**To do:** What lines of the data hold the string "code"? Pull each one out.
--- Start of Extracted information ---
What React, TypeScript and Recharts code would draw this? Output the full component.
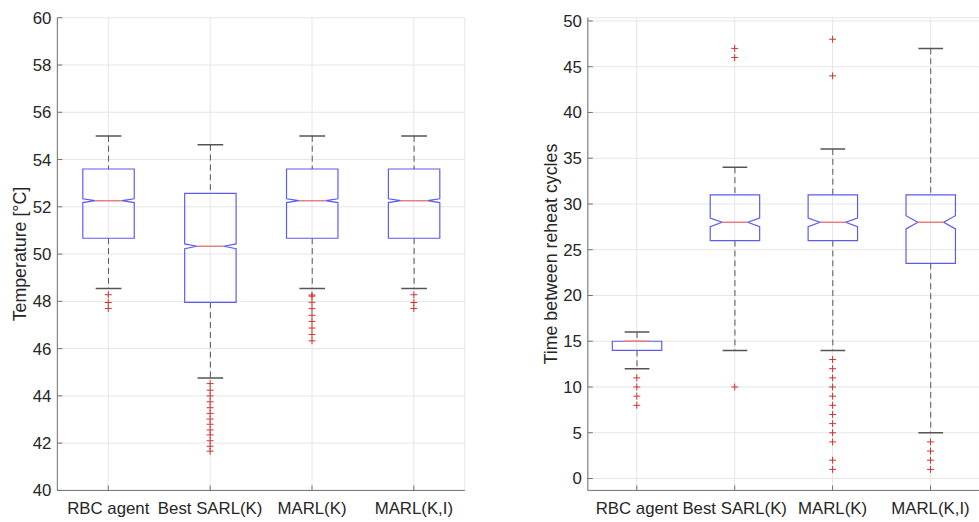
import { Bar, CartesianGrid, ComposedChart, Scatter, XAxis, YAxis } from "recharts";

// ---- left panel: temperature ----
const categories = ["RBC agent", "Best SARL(K)", "MARL(K)", "MARL(K,I)"];

const tempWhiskerLow = [48.54, 44.76, 48.54, 48.54];
const tempQ1 = [50.67, 47.96, 50.67, 50.67];
const tempMedian = [52.26, 50.33, 52.26, 52.26];
const tempQ3 = [53.6, 52.57, 53.6, 53.6];
const tempWhiskerHigh = [55.0, 54.63, 55.0, 55.0];
const tempNotch = [0.08, 0.1, 0.08, 0.08];
const tempOutliers = [
    [48.28, 47.95, 47.7],
    [44.52, 44.24, 44.0, 43.75, 43.5, 43.26, 43.02, 42.8, 42.56, 42.35, 42.1, 41.87, 41.66],
    [48.27, 48.22, 47.96, 47.69, 47.41, 47.15, 46.87, 46.6, 46.33],
    [48.28, 47.95, 47.7],
];
const tempTicks = [40, 42, 44, 46, 48, 50, 52, 54, 56, 58, 60];

// ---- right panel: time between reheat cycles ----
const cycleWhiskerLow = [12, 14, 14, 5];
const cycleQ1 = [14, 26, 26, 23.5];
const cycleMedian = [15, 28, 28, 28];
const cycleQ3 = [15, 31, 31, 31];
const cycleWhiskerHigh = [16, 34, 36, 47];
const cycleNotch = [0, 0.47, 0.47, 0.72];
const cycleOutliers = [
    [11, 10, 9, 8],
    [47, 46, 10],
    [48, 44, 13, 12, 11, 10, 9, 8, 7, 6, 5, 4, 2, 1],
    [4, 3, 2, 1],
];
const cycleTicks = [0, 5, 10, 15, 20, 25, 30, 35, 40, 45, 50];

const BOX_COLOR = "#5b5bf0";
const MEDIAN_COLOR = "#e88080";
const WHISKER_COLOR = "#555555";
const OUTLIER_COLOR = "#d32f2f";
const AXIS_COLOR = "#707070";
const FONT = "'Liberation Sans', Arial, sans-serif";

function buildRows(
    wLow: number[],
    q1: number[],
    med: number[],
    q3: number[],
    wHigh: number[],
    notch: number[]
) {
    return categories.map((name, i) => ({
        name,
        base: wLow[i],
        lowW: q1[i] - wLow[i],
        box: q3[i] - q1[i],
        highW: wHigh[i] - q3[i],
        q1: q1[i],
        median: med[i],
        q3: q3[i],
        notch: notch[i],
    }));
}

function buildOutliers(list: number[][]) {
    const out: { x: number; v: number }[] = [];
    list.forEach((vals, i) => vals.forEach((v) => out.push({ x: i + 1, v })));
    return out;
}

const EmptyShape = () => <g />;

const LowWhisker = (props: any) => {
    const { x, y, width, height } = props;
    const cx = x + width / 2;
    return (
        <g>
            <line x1={cx} x2={cx} y1={y} y2={y + height} stroke={WHISKER_COLOR} strokeDasharray="6 4" />
            <line x1={cx - width / 4} x2={cx + width / 4} y1={y + height} y2={y + height} stroke={WHISKER_COLOR} strokeWidth={1.5} />
        </g>
    );
};

const HighWhisker = (props: any) => {
    const { x, y, width, height } = props;
    const cx = x + width / 2;
    return (
        <g>
            <line x1={cx} x2={cx} y1={y} y2={y + height} stroke={WHISKER_COLOR} strokeDasharray="6 4" />
            <line x1={cx - width / 4} x2={cx + width / 4} y1={y} y2={y} stroke={WHISKER_COLOR} strokeWidth={1.5} />
        </g>
    );
};

// notched box, median position interpolated inside the bar the library placed
const NotchedBox = (props: any) => {
    const { x, y, width, height, payload } = props;
    const { q1, q3, median, notch } = payload;
    const k = height / (q3 - q1);
    const yOf = (v: number) => y + (q3 - v) * k;
    const ind = width * 0.24;
    const yHi = yOf(Math.min(median + notch, q3));
    const yLo = yOf(Math.max(median - notch, q1));
    const yMed = yOf(median);
    const yTop = y;
    const yBot = y + height;
    const pts = [
        [x, yTop],
        [x + width, yTop],
        [x + width, yHi],
        [x + width - ind, yMed],
        [x + width, yLo],
        [x + width, yBot],
        [x, yBot],
        [x, yLo],
        [x + ind, yMed],
        [x, yHi],
    ]
        .map((p) => p.join(","))
        .join(" ");
    return (
        <g>
            <polygon points={pts} fill="none" stroke={BOX_COLOR} strokeWidth={1.2} />
            <line x1={x + ind} x2={x + width - ind} y1={yMed} y2={yMed} stroke={MEDIAN_COLOR} strokeWidth={1.5} />
        </g>
    );
};

const PlusMark = (props: any) => {
    const { cx, cy } = props;
    if (cx == null || cy == null) return <g />;
    return (
        <g stroke={OUTLIER_COLOR} strokeWidth={1}>
            <line x1={cx - 3.5} x2={cx + 3.5} y1={cy} y2={cy} />
            <line x1={cx} x2={cx} y1={cy - 3.5} y2={cy + 3.5} />
        </g>
    );
};

const NoTick = () => <g />;

interface BoxPanelProps {
    rows: ReturnType<typeof buildRows>;
    outliers: { x: number; v: number }[];
    domain: [number, number];
    ticks: number[];
    yLabel: string;
    width: number;
    marginLeft: number;
    marginRight: number;
}

function BoxPanel({ rows, outliers, domain, ticks, yLabel, width, marginLeft, marginRight }: BoxPanelProps) {
    const tickStyle = { fill: "#262626", fontSize: 17, fontFamily: FONT };
    return (
        <ComposedChart
            width={width}
            height={522}
            data={rows}
            margin={{ top: 15, right: marginRight, bottom: 0, left: marginLeft }}
            barCategoryGap="25%"
            style={{ fontFamily: FONT }}
        >
            <CartesianGrid stroke="#e6e6e6" />
            <XAxis
                dataKey="name"
                height={29}
                tick={tickStyle}
                tickSize={-5}
                tickMargin={17}
                tickLine={{ stroke: AXIS_COLOR }}
                axisLine={{ stroke: AXIS_COLOR }}
                interval={0}
            />
            <XAxis xAxisId="top" orientation="top" dataKey="name" height={0} tick={NoTick} tickSize={-5} tickLine={{ stroke: AXIS_COLOR }} axisLine={{ stroke: AXIS_COLOR }} interval={0} />
            <XAxis xAxisId="num" type="number" dataKey="x" domain={[0.5, 4.5]} hide />
            <YAxis
                width={30}
                domain={domain}
                ticks={ticks}
                allowDataOverflow
                interval={0}
                tick={tickStyle}
                tickSize={-5}
                tickMargin={11}
                tickLine={{ stroke: AXIS_COLOR }}
                axisLine={{ stroke: AXIS_COLOR }}
                label={{
                    value: yLabel,
                    angle: -90,
                    position: "center",
                    dx: -23,
                    style: { fill: "#262626", fontSize: 18, fontFamily: FONT, textAnchor: "middle" },
                }}
            />
            <YAxis yAxisId="right" orientation="right" width={0} domain={domain} ticks={ticks} allowDataOverflow interval={0} tick={NoTick} tickSize={-5} tickLine={{ stroke: AXIS_COLOR }} axisLine={{ stroke: AXIS_COLOR }} />
            <Bar dataKey="base" stackId="b" shape={EmptyShape} isAnimationActive={false} />
            <Bar dataKey="lowW" stackId="b" shape={LowWhisker} isAnimationActive={false} />
            <Bar dataKey="box" stackId="b" shape={NotchedBox} isAnimationActive={false} />
            <Bar dataKey="highW" stackId="b" shape={HighWhisker} isAnimationActive={false} />
            <Scatter data={outliers} dataKey="v" xAxisId="num" shape={PlusMark} isAnimationActive={false} />
        </ComposedChart>
    );
}

export default function App() {
    const tempRows = buildRows(tempWhiskerLow, tempQ1, tempMedian, tempQ3, tempWhiskerHigh, tempNotch);
    const cycleRows = buildRows(cycleWhiskerLow, cycleQ1, cycleMedian, cycleQ3, cycleWhiskerHigh, cycleNotch);
    return (
        <div
            style={{
                position: "absolute",
                left: 0,
                top: 0,
                width: 979,
                height: 522,
                overflow: "hidden",
                display: "flex",
                background: "#ffffff",
            }}
        >
            <BoxPanel
                rows={tempRows}
                outliers={buildOutliers(tempOutliers)}
                domain={[40, 60]}
                ticks={tempTicks}
                yLabel="Temperature [°C]"
                width={490}
                marginLeft={28}
                marginRight={20}
            />
            <BoxPanel
                rows={cycleRows}
                outliers={buildOutliers(cycleOutliers)}
                domain={[-1.3, 50.35]}
                ticks={cycleTicks}
                yLabel="Time between reheat cycles"
                width={500}
                marginLeft={74}
                marginRight={0}
            />
        </div>
    );
}
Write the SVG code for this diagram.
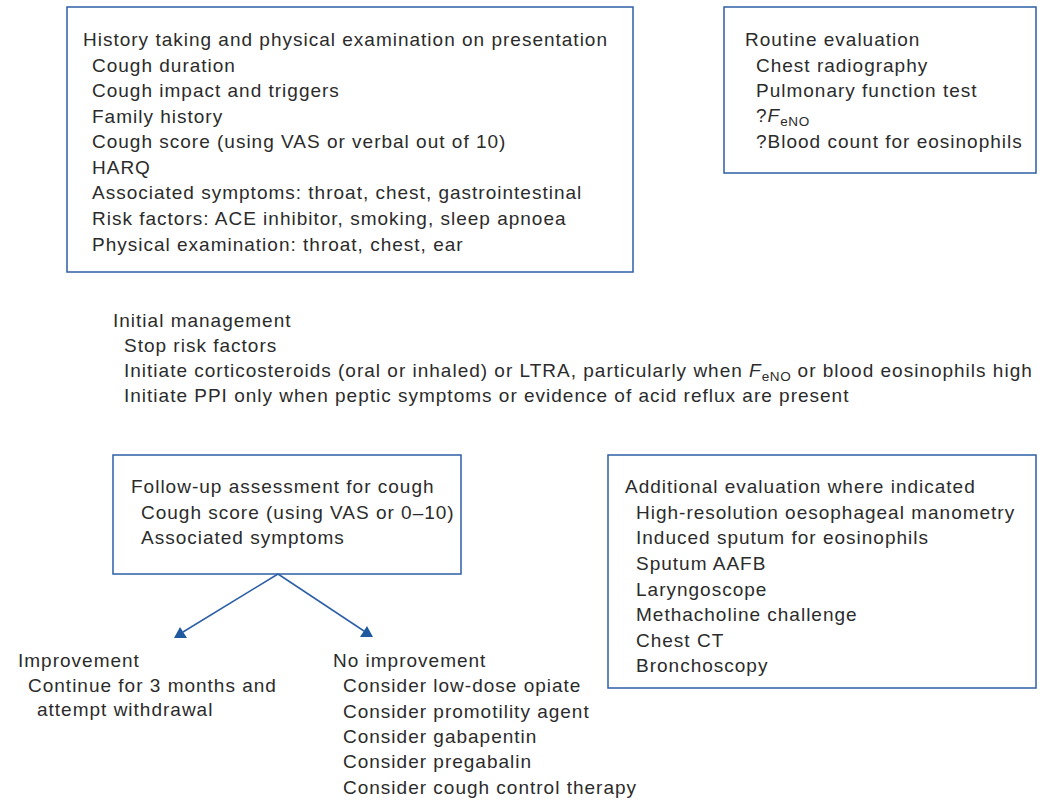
<svg xmlns="http://www.w3.org/2000/svg" width="1041" height="800" viewBox="0 0 1041 800">
<style>
.box{fill:#fff;stroke:#2d5fa6;stroke-width:1.5}
text{font-family:"Liberation Sans","DejaVu Sans",sans-serif;font-size:19px;letter-spacing:1px;fill:#2b2b2b}
.sub{font-size:13.5px;letter-spacing:0.6px}
.it{font-style:italic}
.conn{stroke:#2d5fa6;stroke-width:1.5;fill:none}
.head{fill:#1f5aa0}
</style>
<rect width="1041" height="800" fill="#fff"/>
<g id="history">
<rect class="box" x="67" y="7" width="566" height="265"/>
<text x="83" y="46">History taking and physical examination on presentation</text>
<text x="92" y="72">Cough duration</text>
<text x="92" y="97">Cough impact and triggers</text>
<text x="92" y="123">Family history</text>
<text x="92" y="148">Cough score (using VAS or verbal out of 10)</text>
<text x="92" y="174">HARQ</text>
<text x="92" y="199">Associated symptoms: throat, chest, gastrointestinal</text>
<text x="92" y="225">Risk factors: ACE inhibitor, smoking, sleep apnoea</text>
<text x="92" y="251">Physical examination: throat, chest, ear</text>
</g>
<g id="routine">
<rect class="box" x="724" y="7" width="312" height="166"/>
<text x="745" y="46">Routine evaluation</text>
<text x="756" y="72">Chest radiography</text>
<text x="756" y="97">Pulmonary function test</text>
<text x="756" y="122">?<tspan class="it">F</tspan><tspan class="sub" dy="4">eNO</tspan></text>
<text x="756" y="148">?Blood count for eosinophils</text>
</g>
<g id="initial">
<text x="113" y="327">Initial management</text>
<text x="124" y="352">Stop risk factors</text>
<text x="124" y="377">Initiate corticosteroids (oral or inhaled) or LTRA, particularly when <tspan class="it">F</tspan><tspan class="sub" dy="4">eNO</tspan><tspan dy="-4"> or blood eosinophils high</tspan></text>
<text x="124" y="402">Initiate PPI only when peptic symptoms or evidence of acid reflux are present</text>
</g>
<g id="followup">
<rect class="box" x="113" y="455" width="348" height="119"/>
<text x="131" y="493">Follow-up assessment for cough</text>
<text x="141" y="519">Cough score (using VAS or 0–10)</text>
<text x="141" y="544">Associated symptoms</text>
</g>
<g id="additional">
<rect class="box" x="608" y="455" width="428" height="233"/>
<text x="625" y="493">Additional evaluation where indicated</text>
<text x="636" y="519">High-resolution oesophageal manometry</text>
<text x="636" y="544">Induced sputum for eosinophils</text>
<text x="636" y="570">Sputum AAFB</text>
<text x="636" y="596">Laryngoscope</text>
<text x="636" y="621">Methacholine challenge</text>
<text x="636" y="647">Chest CT</text>
<text x="636" y="672">Bronchoscopy</text>
</g>
<g id="improvement">
<text x="18" y="667">Improvement</text>
<text x="28" y="692">Continue for 3 months and</text>
<text x="37" y="716">attempt withdrawal</text>
</g>
<g id="noimprovement">
<text x="333" y="667">No improvement</text>
<text x="343" y="692">Consider low-dose opiate</text>
<text x="343" y="718">Consider promotility agent</text>
<text x="343" y="743">Consider gabapentin</text>
<text x="343" y="768">Consider pregabalin</text>
<text x="343" y="794">Consider cough control therapy</text>
</g>
<g id="connectors">
<line class="conn" x1="278" y1="574" x2="183" y2="632"/>
<line class="conn" x1="278" y1="574" x2="364" y2="631"/>
<polygon class="head" points="180,627 174,638 187,638"/>
<polygon class="head" points="367,626 360,637 373,637"/>
</g>
</svg>
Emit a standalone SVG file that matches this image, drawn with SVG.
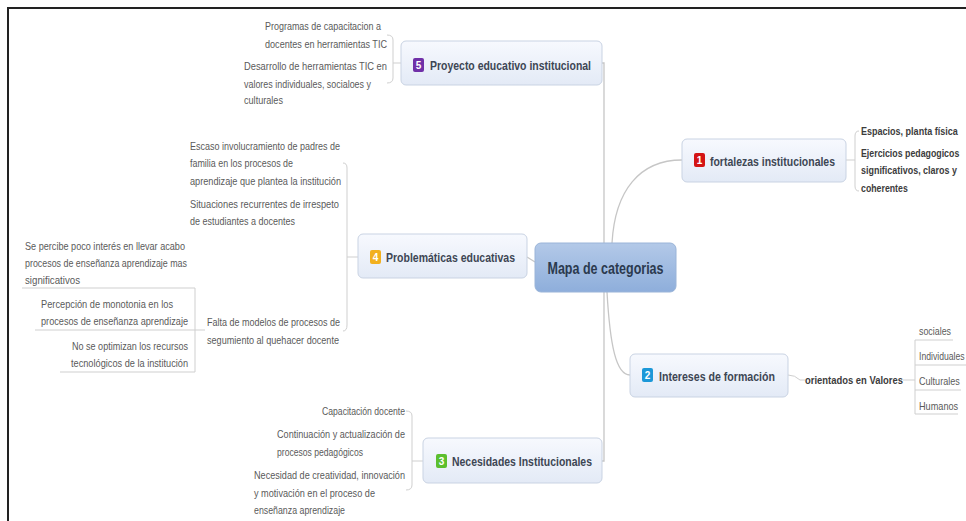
<svg xmlns="http://www.w3.org/2000/svg" width="966" height="521" viewBox="0 0 966 521">
<defs>
<linearGradient id="gNode" x1="0" y1="0" x2="0" y2="1"><stop offset="0" stop-color="#f7f9fe"/><stop offset="1" stop-color="#e3eaf6"/></linearGradient>
<linearGradient id="gMain" x1="0" y1="0" x2="0" y2="1"><stop offset="0" stop-color="#b3c9e8"/><stop offset="1" stop-color="#8eaedb"/></linearGradient>
<style>
.node{fill:url(#gNode);stroke:#c9d3e3;stroke-width:1}
.nt{font-family:"Liberation Sans",Arial,sans-serif;font-weight:bold;font-size:13px;fill:#3d4654}
.st{font-family:"Liberation Sans",Arial,sans-serif;font-size:10.5px;fill:#5a5a5a}
.bt{font-family:"Liberation Sans",Arial,sans-serif;font-weight:bold;font-size:11px;fill:#3c3c3c}
.ic{font-family:"Liberation Sans",Arial,sans-serif;font-weight:bold;font-size:10px;fill:#fff;text-anchor:middle}
.ln{fill:none;stroke:#c6c6c6;stroke-width:1.3}
.sl{fill:none;stroke:#cfcfcf;stroke-width:1}
</style>
</defs>
<rect width="966" height="521" fill="#fff"/>
<path d="M8 521V8H966" fill="none" stroke="#222" stroke-width="2"/>

<g id="connectors">
<path class="ln" d="M602 63H604V461H602"/>
<path class="ln" d="M612 243C615 190 640 160 682 160"/>
<path class="ln" d="M607 292C610 345 616 375 630 375"/>
<path class="ln" d="M527 257L535 262"/>
<path class="sl" d="M387 35Q393 35 393 40V78Q393 83 387 83M393 63H401"/>
<path class="sl" d="M343 163Q347 163 347 168V325Q347 331 343 331M347 257H358"/>
<path class="sl" d="M22 288H195V372H60M35 330H205"/>
<path class="sl" d="M859 131Q855 131 855 136V186Q855 191 859 191M846 160H855"/>
<path class="sl" d="M788 375Q795 375 800 380H805"/>
<path class="sl" d="M903 380H915M915 340V414M915 340H953M915 365H966M915 390H961M915 414H958"/>
<path class="sl" d="M406 411Q412 411 412 416V485Q412 490 406 490M412 461H423"/>
</g>

<g id="central">
<rect x="535" y="243" width="141" height="49" rx="6" fill="url(#gMain)" stroke="#9ab4d8"/>
<text x="605.5" y="274" text-anchor="middle" font-family="Liberation Sans,Arial,sans-serif" font-weight="bold" font-size="16" fill="#2b3a4f" textLength="116" lengthAdjust="spacingAndGlyphs">Mapa de categorias</text>
</g>

<g id="node5">
<rect class="node" x="401" y="41" width="201" height="44" rx="5"/>
<rect x="413" y="58" width="11" height="14" rx="2" fill="#7030a8"/><text class="ic" x="418.5" y="69">5</text>
<text class="nt" x="430" y="70" textLength="161" lengthAdjust="spacingAndGlyphs">Proyecto educativo institucional</text>
<text class="st" x="381" y="30" text-anchor="end" textLength="116" lengthAdjust="spacingAndGlyphs">Programas de capacitacion a</text>
<text class="st" x="387" y="48" text-anchor="end" textLength="122" lengthAdjust="spacingAndGlyphs">docentes en herramientas TIC</text>
<text class="st" x="244" y="70" textLength="143" lengthAdjust="spacingAndGlyphs">Desarrollo de herramientas TIC en</text>
<text class="st" x="244" y="88" textLength="127" lengthAdjust="spacingAndGlyphs">valores individuales, socialoes y</text>
<text class="st" x="244" y="104" textLength="39" lengthAdjust="spacingAndGlyphs">culturales</text>
</g>

<g id="node4">
<rect class="node" x="358" y="234" width="169" height="44" rx="5"/>
<rect x="370" y="250" width="11" height="14" rx="2" fill="#f2b01e"/><text class="ic" x="375.5" y="261">4</text>
<text class="nt" x="386" y="262" textLength="129" lengthAdjust="spacingAndGlyphs">Problemáticas educativas</text>
<text class="st" x="190" y="150" textLength="150" lengthAdjust="spacingAndGlyphs">Escaso involucramiento de padres de</text>
<text class="st" x="190" y="167" textLength="103" lengthAdjust="spacingAndGlyphs">familia en los procesos de</text>
<text class="st" x="190" y="185" textLength="151" lengthAdjust="spacingAndGlyphs">aprendizaje que plantea la institución</text>
<text class="st" x="190" y="208" textLength="149" lengthAdjust="spacingAndGlyphs">Situaciones recurrentes de  irrespeto</text>
<text class="st" x="190" y="225" textLength="105" lengthAdjust="spacingAndGlyphs">de estudiantes a docentes</text>
<text class="st" x="207" y="326" textLength="133" lengthAdjust="spacingAndGlyphs">Falta de modelos de procesos de</text>
<text class="st" x="207" y="344" textLength="132" lengthAdjust="spacingAndGlyphs">segumiento al quehacer docente</text>
<text class="st" x="25" y="250" textLength="160" lengthAdjust="spacingAndGlyphs">Se percibe poco interés en llevar acabo</text>
<text class="st" x="25" y="267" textLength="162" lengthAdjust="spacingAndGlyphs">procesos de enseñanza aprendizaje mas</text>
<text class="st" x="25" y="284" textLength="55" lengthAdjust="spacingAndGlyphs">significativos</text>
<text class="st" x="41" y="308" textLength="132" lengthAdjust="spacingAndGlyphs">Percepción de monotonia en los</text>
<text class="st" x="41" y="325" textLength="147" lengthAdjust="spacingAndGlyphs">procesos de enseñanza aprendizaje</text>
<text class="st" x="188" y="350" text-anchor="end" textLength="116" lengthAdjust="spacingAndGlyphs">No se optimizan los recursos</text>
<text class="st" x="188" y="367" text-anchor="end" textLength="117" lengthAdjust="spacingAndGlyphs">tecnológicos de la institución</text>
</g>

<g id="node1">
<rect class="node" x="682" y="139" width="164" height="43" rx="5"/>
<rect x="694" y="153" width="11" height="14" rx="2" fill="#d41414"/><text class="ic" x="699.5" y="164">1</text>
<text class="nt" x="710" y="166" textLength="125" lengthAdjust="spacingAndGlyphs">fortalezas institucionales</text>
<g transform="translate(861 0) scale(0.78 1)">
<text class="bt" x="0" y="135" textLength="124" lengthAdjust="spacingAndGlyphs">Espacios, planta física</text>
<text class="bt" x="0" y="157" textLength="126" lengthAdjust="spacingAndGlyphs">Ejercicios pedagogicos</text>
<text class="bt" x="0" y="174" textLength="123" lengthAdjust="spacingAndGlyphs">significativos, claros y</text>
<text class="bt" x="0" y="192" textLength="60" lengthAdjust="spacingAndGlyphs">coherentes</text>
</g>
</g>

<g id="node2">
<rect class="node" x="630" y="354" width="158" height="43" rx="5"/>
<rect x="642" y="368" width="11" height="14" rx="2" fill="#1c98d8"/><text class="ic" x="647.5" y="379">2</text>
<text class="nt" x="659" y="381" textLength="116" lengthAdjust="spacingAndGlyphs">Intereses de formación</text>
<text class="bt" x="805" y="384" textLength="98" lengthAdjust="spacingAndGlyphs">orientados en Valores</text>
<g transform="translate(919 0) scale(0.8 1)">
<text class="st" x="0" y="335" textLength="40" lengthAdjust="spacingAndGlyphs">sociales</text>
<text class="st" x="0" y="360" textLength="57" lengthAdjust="spacingAndGlyphs">Individuales</text>
<text class="st" x="0" y="385" textLength="51" lengthAdjust="spacingAndGlyphs">Culturales</text>
<text class="st" x="0" y="410" textLength="49" lengthAdjust="spacingAndGlyphs">Humanos</text>
</g>
</g>

<g id="node3">
<rect class="node" x="423" y="438" width="179" height="45" rx="5"/>
<rect x="436" y="454" width="11" height="14" rx="2" fill="#5cbf2e"/><text class="ic" x="441.5" y="465">3</text>
<text class="nt" x="452" y="466" textLength="140" lengthAdjust="spacingAndGlyphs">Necesidades Institucionales</text>
<text class="st" x="405" y="415" text-anchor="end" textLength="83" lengthAdjust="spacingAndGlyphs">Capacitación docente</text>
<text class="st" x="405" y="438" text-anchor="end" textLength="128" lengthAdjust="spacingAndGlyphs">Continuación y actualización de</text>
<text class="st" x="277" y="456" textLength="86" lengthAdjust="spacingAndGlyphs">procesos pedagógicos</text>
<text class="st" x="254" y="479" textLength="151" lengthAdjust="spacingAndGlyphs">Necesidad de creatividad, innovación</text>
<text class="st" x="254" y="497" textLength="121" lengthAdjust="spacingAndGlyphs">y motivación en el proceso de</text>
<text class="st" x="254" y="514" textLength="91" lengthAdjust="spacingAndGlyphs">enseñanza aprendizaje</text>
</g>
</svg>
--- End of Extracted information ---
**Written answer:**
What React, TypeScript and Recharts code would draw this? Output the full component.
Write the SVG code for this diagram.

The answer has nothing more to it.